[BEGIN]

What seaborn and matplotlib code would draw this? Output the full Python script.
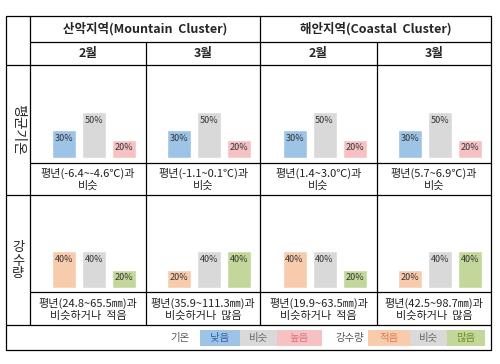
import numpy as np
import pandas as pd
import seaborn as sns
import matplotlib.pyplot as plt

sns.set_theme(style="white")
plt.rcParams['font.family'] = ['Noto Sans CJK KR', 'DejaVu Sans']

# data
clusters = ['산악지역(Mountain  Cluster)', '해안지역(Coastal  Cluster)']
months = ['2월', '3월']
row_labels = ['평균기온', '강\n수\n량']
temp_cats = ['낮음', '비슷', '높음']
prec_cats = ['적음', '비슷', '많음']
temp_probs = [[30, 50, 20], [30, 50, 20], [30, 50, 20], [30, 50, 20]]
prec_probs = [[40, 40, 20], [20, 40, 40], [40, 40, 20], [20, 40, 40]]
temp_texts = ['평년(-6.4~-4.6℃)과\n비슷', '평년(-1.1~0.1℃)과\n비슷',
              '평년(1.4~3.0℃)과\n비슷', '평년(5.7~6.9℃)과\n비슷']
prec_texts = ['평년(24.8~65.5㎜)과\n비슷하거나  적음', '평년(35.9~111.3㎜)과\n비슷하거나  많음',
              '평년(19.9~63.5㎜)과\n비슷하거나  적음', '평년(42.5~98.7㎜)과\n비슷하거나  많음']
temp_colors = ['#9DC3E6', '#D9D9D9', '#F6C1C3']
prec_colors = ['#F8CBAD', '#D9D9D9', '#C4D79B']
temp_txtcol = ['#2F5F9E', '#666666', '#E0707A']
prec_txtcol = ['#E07B50', '#666666', '#6B8E23']

W, H = 500, 364
fig = plt.figure(figsize=(5, 3.64), dpi=100)
ax0 = fig.add_axes([0, 0, 1, 1])
ax0.set_xlim(0, W)
ax0.set_ylim(H, 0)
ax0.axis('off')

# table grid
L, R = 6, 491
xcol = [30, 146, 260, 377, 491]
lw = 0.9
k = 'black'
ax0.plot([L, R, R, L, L], [16, 16, 350, 350, 16], color=k, lw=lw)
ax0.plot([30, 30], [16, 325], color=k, lw=lw)
ax0.plot([260, 260], [16, 325], color=k, lw=lw)
ax0.plot([146, 146], [42, 325], color=k, lw=lw)
ax0.plot([377, 377], [42, 325], color=k, lw=lw)
ax0.plot([30, R], [42, 42], color=k, lw=lw)
for y in [65, 195, 325]:
    ax0.plot([L, R], [y, y], color=k, lw=lw)
for y in [163, 292]:
    ax0.plot([30, R], [y, y], color=k, lw=lw)

# headers
for i, c in enumerate(clusters):
    ax0.text((xcol[2 * i] + xcol[2 * i + 2]) / 2, 29, c, ha='center', va='center',
             fontsize=9, fontweight='bold')
for j in range(4):
    ax0.text((xcol[j] + xcol[j + 1]) / 2, 53, months[j % 2], ha='center', va='center',
             fontsize=9, fontweight='bold')

ax0.text(18, 129, row_labels[0], ha='center', va='center', fontsize=10, rotation=-90)
ax0.text(18, 261, row_labels[1], ha='center', va='center', fontsize=9.5, linespacing=1.0)


def px_axes(x0, y0, w, h):
    return fig.add_axes([x0 / W, 1 - (y0 + h) / H, w / W, h / H])


for j in range(4):
    cx = (xcol[j] + xcol[j + 1]) / 2 + 6
    for vals, cats, cols, ybot, txt, ytxt in [
            (temp_probs[j], temp_cats, temp_colors, 158, temp_texts[j], 179),
            (prec_probs[j], prec_cats, prec_colors, 288, prec_texts[j], 309)]:
        ax = px_axes(cx - 45, ybot - 92, 90, 92)
        df = pd.DataFrame({'cat': cats, 'p': vals})
        sns.barplot(data=df, x='cat', y='p', hue='cat', palette=cols, legend=False,
                    width=0.8, saturation=1, ax=ax)
        ax.set_xlim(-0.5, 2.5)
        ax.set_ylim(0, 100)
        ax.axis('off')
        for i, v in enumerate(vals):
            ax.text(i, v - 9, f'{v}%', ha='center', va='center', fontsize=6.5, color='#333333')
        ax0.text(cx - 6, ytxt, txt, ha='center', va='center', fontsize=8,
                 linespacing=1.2, color='#222222')

# legend row
ax0.text(180, 338, '기온', ha='center', va='center', fontsize=7.5, color='#555555')
ax0.text(350, 338, '강수량', ha='center', va='center', fontsize=7.5, color='#555555')
legend_x = [[200, 240, 277, 322], [368, 410, 447, 485]]
for lx, cats, cols, tcols in [(legend_x[0], temp_cats, temp_colors, temp_txtcol),
                              (legend_x[1], prec_cats, prec_colors, prec_txtcol)]:
    for i in range(3):
        ax0.add_patch(plt.Rectangle((lx[i], 330), lx[i + 1] - lx[i], 16, color=cols[i], lw=0))
        ax0.text((lx[i] + lx[i + 1]) / 2, 338, cats[i], ha='center', va='center',
                 fontsize=7.5, color=tcols[i])

fig.savefig('out.png', dpi=100)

[END]

TASK STATEMENT: Working from the material above, transcribe it exactly while omitting pictures.

FINAL ANSWER:
What seaborn and matplotlib code would draw this? Output the full Python script.
import numpy as np
import pandas as pd
import seaborn as sns
import matplotlib.pyplot as plt

sns.set_theme(style="white")
plt.rcParams['font.family'] = ['Noto Sans CJK KR', 'DejaVu Sans']

# data
clusters = ['산악지역(Mountain  Cluster)', '해안지역(Coastal  Cluster)']
months = ['2월', '3월']
row_labels = ['평균기온', '강\n수\n량']
temp_cats = ['낮음', '비슷', '높음']
prec_cats = ['적음', '비슷', '많음']
temp_probs = [[30, 50, 20], [30, 50, 20], [30, 50, 20], [30, 50, 20]]
prec_probs = [[40, 40, 20], [20, 40, 40], [40, 40, 20], [20, 40, 40]]
temp_texts = ['평년(-6.4~-4.6℃)과\n비슷', '평년(-1.1~0.1℃)과\n비슷',
              '평년(1.4~3.0℃)과\n비슷', '평년(5.7~6.9℃)과\n비슷']
prec_texts = ['평년(24.8~65.5㎜)과\n비슷하거나  적음', '평년(35.9~111.3㎜)과\n비슷하거나  많음',
              '평년(19.9~63.5㎜)과\n비슷하거나  적음', '평년(42.5~98.7㎜)과\n비슷하거나  많음']
temp_colors = ['#9DC3E6', '#D9D9D9', '#F6C1C3']
prec_colors = ['#F8CBAD', '#D9D9D9', '#C4D79B']
temp_txtcol = ['#2F5F9E', '#666666', '#E0707A']
prec_txtcol = ['#E07B50', '#666666', '#6B8E23']

W, H = 500, 364
fig = plt.figure(figsize=(5, 3.64), dpi=100)
ax0 = fig.add_axes([0, 0, 1, 1])
ax0.set_xlim(0, W)
ax0.set_ylim(H, 0)
ax0.axis('off')

# table grid
L, R = 6, 491
xcol = [30, 146, 260, 377, 491]
lw = 0.9
k = 'black'
ax0.plot([L, R, R, L, L], [16, 16, 350, 350, 16], color=k, lw=lw)
ax0.plot([30, 30], [16, 325], color=k, lw=lw)
ax0.plot([260, 260], [16, 325], color=k, lw=lw)
ax0.plot([146, 146], [42, 325], color=k, lw=lw)
ax0.plot([377, 377], [42, 325], color=k, lw=lw)
ax0.plot([30, R], [42, 42], color=k, lw=lw)
for y in [65, 195, 325]:
    ax0.plot([L, R], [y, y], color=k, lw=lw)
for y in [163, 292]:
    ax0.plot([30, R], [y, y], color=k, lw=lw)

# headers
for i, c in enumerate(clusters):
    ax0.text((xcol[2 * i] + xcol[2 * i + 2]) / 2, 29, c, ha='center', va='center',
             fontsize=9, fontweight='bold')
for j in range(4):
    ax0.text((xcol[j] + xcol[j + 1]) / 2, 53, months[j % 2], ha='center', va='center',
             fontsize=9, fontweight='bold')

ax0.text(18, 129, row_labels[0], ha='center', va='center', fontsize=10, rotation=-90)
ax0.text(18, 261, row_labels[1], ha='center', va='center', fontsize=9.5, linespacing=1.0)


def px_axes(x0, y0, w, h):
    return fig.add_axes([x0 / W, 1 - (y0 + h) / H, w / W, h / H])


for j in range(4):
    cx = (xcol[j] + xcol[j + 1]) / 2 + 6
    for vals, cats, cols, ybot, txt, ytxt in [
            (temp_probs[j], temp_cats, temp_colors, 158, temp_texts[j], 179),
            (prec_probs[j], prec_cats, prec_colors, 288, prec_texts[j], 309)]:
        ax = px_axes(cx - 45, ybot - 92, 90, 92)
        df = pd.DataFrame({'cat': cats, 'p': vals})
        sns.barplot(data=df, x='cat', y='p', hue='cat', palette=cols, legend=False,
                    width=0.8, saturation=1, ax=ax)
        ax.set_xlim(-0.5, 2.5)
        ax.set_ylim(0, 100)
        ax.axis('off')
        for i, v in enumerate(vals):
            ax.text(i, v - 9, f'{v}%', ha='center', va='center', fontsize=6.5, color='#333333')
        ax0.text(cx - 6, ytxt, txt, ha='center', va='center', fontsize=8,
                 linespacing=1.2, color='#222222')

# legend row
ax0.text(180, 338, '기온', ha='center', va='center', fontsize=7.5, color='#555555')
ax0.text(350, 338, '강수량', ha='center', va='center', fontsize=7.5, color='#555555')
legend_x = [[200, 240, 277, 322], [368, 410, 447, 485]]
for lx, cats, cols, tcols in [(legend_x[0], temp_cats, temp_colors, temp_txtcol),
                              (legend_x[1], prec_cats, prec_colors, prec_txtcol)]:
    for i in range(3):
        ax0.add_patch(plt.Rectangle((lx[i], 330), lx[i + 1] - lx[i], 16, color=cols[i], lw=0))
        ax0.text((lx[i] + lx[i + 1]) / 2, 338, cats[i], ha='center', va='center',
                 fontsize=7.5, color=tcols[i])

fig.savefig('out.png', dpi=100)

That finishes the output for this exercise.